## [THE REQUEST]
Count how many lines include "this" and answer with that number only.

## [DATA]
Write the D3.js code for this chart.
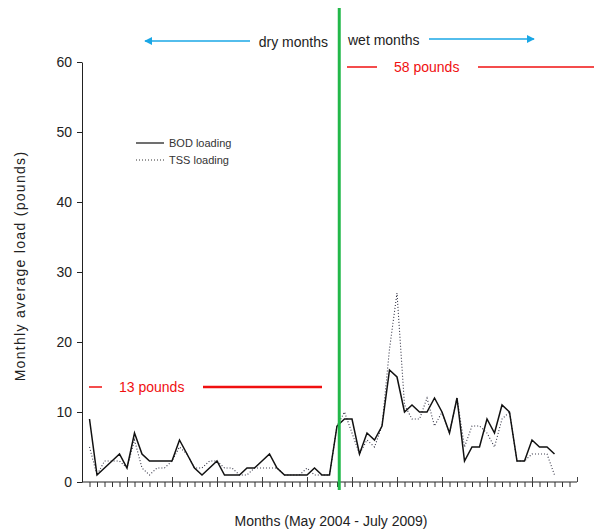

* * *

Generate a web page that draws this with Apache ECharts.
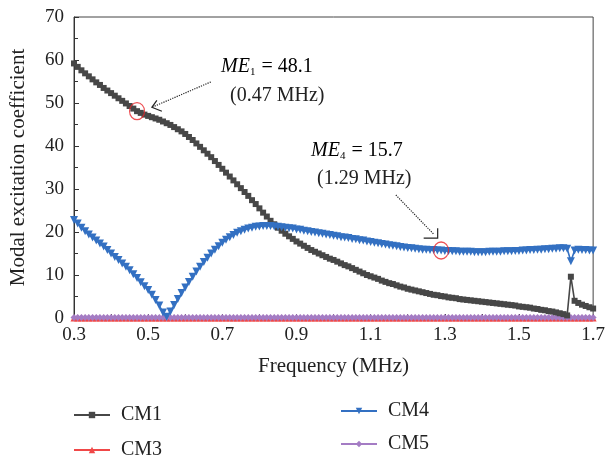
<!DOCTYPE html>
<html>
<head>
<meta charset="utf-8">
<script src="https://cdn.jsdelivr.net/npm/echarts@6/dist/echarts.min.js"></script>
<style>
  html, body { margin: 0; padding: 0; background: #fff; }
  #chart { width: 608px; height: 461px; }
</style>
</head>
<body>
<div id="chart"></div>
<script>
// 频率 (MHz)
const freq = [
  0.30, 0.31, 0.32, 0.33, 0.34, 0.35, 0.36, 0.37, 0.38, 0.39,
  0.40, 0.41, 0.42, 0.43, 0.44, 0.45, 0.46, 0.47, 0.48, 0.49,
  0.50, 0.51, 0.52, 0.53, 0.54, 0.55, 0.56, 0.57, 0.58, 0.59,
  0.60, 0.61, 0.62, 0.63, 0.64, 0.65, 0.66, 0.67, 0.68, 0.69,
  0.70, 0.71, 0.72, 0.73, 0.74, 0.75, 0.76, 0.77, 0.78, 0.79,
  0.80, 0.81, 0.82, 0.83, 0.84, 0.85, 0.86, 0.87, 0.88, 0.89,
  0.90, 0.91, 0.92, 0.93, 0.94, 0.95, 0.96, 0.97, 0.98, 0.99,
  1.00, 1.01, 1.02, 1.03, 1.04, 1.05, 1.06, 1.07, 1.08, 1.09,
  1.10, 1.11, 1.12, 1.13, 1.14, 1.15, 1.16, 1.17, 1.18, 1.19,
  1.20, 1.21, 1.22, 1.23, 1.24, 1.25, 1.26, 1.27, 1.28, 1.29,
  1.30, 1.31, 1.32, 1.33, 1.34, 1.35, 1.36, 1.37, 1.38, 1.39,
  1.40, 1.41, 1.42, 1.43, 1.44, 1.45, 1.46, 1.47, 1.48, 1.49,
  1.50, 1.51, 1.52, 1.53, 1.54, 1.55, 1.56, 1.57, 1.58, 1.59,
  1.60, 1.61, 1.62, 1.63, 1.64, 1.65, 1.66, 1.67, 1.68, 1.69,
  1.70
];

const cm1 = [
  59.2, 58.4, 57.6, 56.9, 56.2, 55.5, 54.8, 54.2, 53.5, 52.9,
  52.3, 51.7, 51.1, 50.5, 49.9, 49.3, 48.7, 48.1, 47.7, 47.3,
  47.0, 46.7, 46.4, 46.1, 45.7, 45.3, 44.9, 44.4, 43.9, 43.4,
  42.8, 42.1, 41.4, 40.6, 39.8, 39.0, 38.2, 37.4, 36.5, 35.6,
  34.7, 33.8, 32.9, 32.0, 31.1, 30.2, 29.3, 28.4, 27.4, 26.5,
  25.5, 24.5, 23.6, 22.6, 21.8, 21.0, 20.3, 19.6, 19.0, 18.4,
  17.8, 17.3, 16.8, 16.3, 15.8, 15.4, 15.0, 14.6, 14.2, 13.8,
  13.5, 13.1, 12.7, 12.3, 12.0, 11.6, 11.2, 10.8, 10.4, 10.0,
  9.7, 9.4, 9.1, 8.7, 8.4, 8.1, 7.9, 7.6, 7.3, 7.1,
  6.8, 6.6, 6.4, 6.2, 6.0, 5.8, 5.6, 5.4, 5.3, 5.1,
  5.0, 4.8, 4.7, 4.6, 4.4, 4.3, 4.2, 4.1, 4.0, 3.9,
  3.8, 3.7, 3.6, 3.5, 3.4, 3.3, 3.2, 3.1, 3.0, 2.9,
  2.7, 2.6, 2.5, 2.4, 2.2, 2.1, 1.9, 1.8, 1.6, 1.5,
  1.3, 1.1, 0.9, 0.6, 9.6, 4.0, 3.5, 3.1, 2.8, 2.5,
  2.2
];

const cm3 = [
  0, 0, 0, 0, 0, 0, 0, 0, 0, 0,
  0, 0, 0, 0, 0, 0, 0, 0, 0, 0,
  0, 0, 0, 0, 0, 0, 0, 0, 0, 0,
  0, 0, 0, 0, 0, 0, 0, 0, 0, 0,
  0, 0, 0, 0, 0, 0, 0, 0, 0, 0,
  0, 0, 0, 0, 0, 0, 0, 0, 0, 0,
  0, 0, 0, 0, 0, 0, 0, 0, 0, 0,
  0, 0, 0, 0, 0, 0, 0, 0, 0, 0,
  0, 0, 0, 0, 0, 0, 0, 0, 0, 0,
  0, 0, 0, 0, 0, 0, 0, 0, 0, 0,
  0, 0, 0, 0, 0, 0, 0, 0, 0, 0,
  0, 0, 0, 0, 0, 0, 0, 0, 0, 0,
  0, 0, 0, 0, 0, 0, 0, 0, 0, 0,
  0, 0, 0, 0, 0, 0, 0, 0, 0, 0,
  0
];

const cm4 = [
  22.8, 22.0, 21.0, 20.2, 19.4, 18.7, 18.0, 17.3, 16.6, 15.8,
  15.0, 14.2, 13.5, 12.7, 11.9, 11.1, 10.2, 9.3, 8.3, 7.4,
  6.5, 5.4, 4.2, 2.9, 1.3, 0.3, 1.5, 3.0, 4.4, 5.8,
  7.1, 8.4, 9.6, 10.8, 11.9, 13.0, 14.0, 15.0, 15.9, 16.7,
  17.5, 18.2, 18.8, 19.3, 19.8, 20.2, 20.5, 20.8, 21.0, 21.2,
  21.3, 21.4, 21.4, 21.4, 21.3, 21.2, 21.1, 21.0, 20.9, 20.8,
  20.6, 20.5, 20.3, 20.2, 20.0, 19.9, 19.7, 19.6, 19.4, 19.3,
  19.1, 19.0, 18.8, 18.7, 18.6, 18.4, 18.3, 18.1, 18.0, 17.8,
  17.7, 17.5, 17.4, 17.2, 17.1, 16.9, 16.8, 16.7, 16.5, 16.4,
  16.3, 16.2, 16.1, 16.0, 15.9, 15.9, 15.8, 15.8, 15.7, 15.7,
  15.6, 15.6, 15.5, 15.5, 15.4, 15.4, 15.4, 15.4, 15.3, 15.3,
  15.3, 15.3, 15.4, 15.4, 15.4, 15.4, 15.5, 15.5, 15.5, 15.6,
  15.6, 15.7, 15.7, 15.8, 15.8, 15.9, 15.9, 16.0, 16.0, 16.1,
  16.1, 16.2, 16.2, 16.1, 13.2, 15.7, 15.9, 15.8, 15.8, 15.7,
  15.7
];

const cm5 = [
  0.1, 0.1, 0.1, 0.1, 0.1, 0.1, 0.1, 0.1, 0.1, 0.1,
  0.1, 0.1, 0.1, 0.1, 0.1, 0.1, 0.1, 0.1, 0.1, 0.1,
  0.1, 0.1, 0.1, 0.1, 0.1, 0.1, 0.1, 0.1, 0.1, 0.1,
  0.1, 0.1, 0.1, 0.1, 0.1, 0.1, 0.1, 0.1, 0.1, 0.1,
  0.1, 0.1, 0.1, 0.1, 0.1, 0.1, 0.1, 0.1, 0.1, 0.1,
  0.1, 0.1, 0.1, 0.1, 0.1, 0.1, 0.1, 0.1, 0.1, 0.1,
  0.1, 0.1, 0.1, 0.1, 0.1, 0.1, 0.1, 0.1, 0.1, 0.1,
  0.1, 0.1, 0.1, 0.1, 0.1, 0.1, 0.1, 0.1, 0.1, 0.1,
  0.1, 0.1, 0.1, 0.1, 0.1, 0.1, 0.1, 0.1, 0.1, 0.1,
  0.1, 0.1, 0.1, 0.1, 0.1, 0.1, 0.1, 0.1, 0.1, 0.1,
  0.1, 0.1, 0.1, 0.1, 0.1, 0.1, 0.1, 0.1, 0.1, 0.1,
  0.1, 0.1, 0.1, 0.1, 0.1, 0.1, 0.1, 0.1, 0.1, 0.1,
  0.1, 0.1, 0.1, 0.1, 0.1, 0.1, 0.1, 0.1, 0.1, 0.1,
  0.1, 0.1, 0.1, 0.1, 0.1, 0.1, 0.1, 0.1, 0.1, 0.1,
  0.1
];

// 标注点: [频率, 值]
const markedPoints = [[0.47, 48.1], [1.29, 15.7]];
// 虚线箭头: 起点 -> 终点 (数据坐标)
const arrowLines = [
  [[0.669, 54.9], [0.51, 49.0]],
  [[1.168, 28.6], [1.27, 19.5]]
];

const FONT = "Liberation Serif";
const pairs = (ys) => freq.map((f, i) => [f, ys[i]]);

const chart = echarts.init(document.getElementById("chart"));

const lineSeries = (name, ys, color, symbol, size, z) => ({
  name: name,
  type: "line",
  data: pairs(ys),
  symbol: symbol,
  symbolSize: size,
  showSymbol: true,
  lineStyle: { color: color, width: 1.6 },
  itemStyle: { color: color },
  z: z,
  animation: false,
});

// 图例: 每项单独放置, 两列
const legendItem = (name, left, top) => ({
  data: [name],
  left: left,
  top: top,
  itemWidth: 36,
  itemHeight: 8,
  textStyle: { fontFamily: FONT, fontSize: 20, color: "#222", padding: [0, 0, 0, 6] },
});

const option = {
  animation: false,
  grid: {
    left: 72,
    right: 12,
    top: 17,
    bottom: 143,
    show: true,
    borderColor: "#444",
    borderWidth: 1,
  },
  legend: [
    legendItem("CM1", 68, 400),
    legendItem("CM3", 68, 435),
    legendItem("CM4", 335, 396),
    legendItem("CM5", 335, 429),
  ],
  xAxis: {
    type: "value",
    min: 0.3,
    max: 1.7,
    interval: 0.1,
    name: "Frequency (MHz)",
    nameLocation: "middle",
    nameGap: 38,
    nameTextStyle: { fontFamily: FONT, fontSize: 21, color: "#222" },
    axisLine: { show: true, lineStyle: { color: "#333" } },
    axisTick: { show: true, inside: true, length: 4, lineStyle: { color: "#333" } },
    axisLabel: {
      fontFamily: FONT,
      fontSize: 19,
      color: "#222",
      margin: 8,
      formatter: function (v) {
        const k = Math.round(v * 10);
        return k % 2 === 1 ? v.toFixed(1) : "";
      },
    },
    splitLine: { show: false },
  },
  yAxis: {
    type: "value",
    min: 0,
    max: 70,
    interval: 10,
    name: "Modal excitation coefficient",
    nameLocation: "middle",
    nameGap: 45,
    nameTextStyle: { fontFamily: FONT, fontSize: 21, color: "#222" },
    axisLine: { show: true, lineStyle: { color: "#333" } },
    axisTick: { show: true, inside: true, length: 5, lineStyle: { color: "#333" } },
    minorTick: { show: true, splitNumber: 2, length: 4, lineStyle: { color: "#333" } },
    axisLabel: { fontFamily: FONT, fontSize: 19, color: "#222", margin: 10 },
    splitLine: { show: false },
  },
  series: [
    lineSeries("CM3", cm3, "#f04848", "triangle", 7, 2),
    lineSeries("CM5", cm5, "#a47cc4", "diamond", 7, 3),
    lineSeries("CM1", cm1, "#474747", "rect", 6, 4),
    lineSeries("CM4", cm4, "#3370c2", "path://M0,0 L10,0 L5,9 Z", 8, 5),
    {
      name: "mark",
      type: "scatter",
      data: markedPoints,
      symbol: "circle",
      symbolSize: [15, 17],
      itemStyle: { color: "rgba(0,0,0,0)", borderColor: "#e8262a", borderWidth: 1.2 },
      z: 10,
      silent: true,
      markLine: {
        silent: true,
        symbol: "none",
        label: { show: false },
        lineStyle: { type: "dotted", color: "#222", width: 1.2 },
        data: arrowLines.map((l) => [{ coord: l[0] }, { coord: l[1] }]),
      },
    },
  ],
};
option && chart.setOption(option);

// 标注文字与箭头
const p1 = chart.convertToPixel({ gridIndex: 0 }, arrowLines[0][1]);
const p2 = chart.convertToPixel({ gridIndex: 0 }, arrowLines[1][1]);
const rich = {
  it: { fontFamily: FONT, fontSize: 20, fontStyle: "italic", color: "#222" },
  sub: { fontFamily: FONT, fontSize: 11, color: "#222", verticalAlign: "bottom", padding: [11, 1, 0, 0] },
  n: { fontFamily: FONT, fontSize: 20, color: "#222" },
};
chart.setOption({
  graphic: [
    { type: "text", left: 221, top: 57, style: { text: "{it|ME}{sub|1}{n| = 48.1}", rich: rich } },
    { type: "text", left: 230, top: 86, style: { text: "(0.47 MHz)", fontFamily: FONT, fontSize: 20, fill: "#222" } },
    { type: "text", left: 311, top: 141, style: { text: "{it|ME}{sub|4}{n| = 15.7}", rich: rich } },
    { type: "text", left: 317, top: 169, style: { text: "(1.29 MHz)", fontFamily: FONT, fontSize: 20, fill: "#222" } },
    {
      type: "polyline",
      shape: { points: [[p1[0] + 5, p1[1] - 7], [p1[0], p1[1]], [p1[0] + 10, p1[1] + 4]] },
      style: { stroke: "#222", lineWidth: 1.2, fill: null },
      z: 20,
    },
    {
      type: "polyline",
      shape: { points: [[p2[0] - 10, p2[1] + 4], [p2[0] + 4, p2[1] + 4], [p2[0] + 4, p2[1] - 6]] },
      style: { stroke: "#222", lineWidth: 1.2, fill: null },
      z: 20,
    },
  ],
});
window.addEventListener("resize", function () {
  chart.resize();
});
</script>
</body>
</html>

## [WORKED ANSWER]
2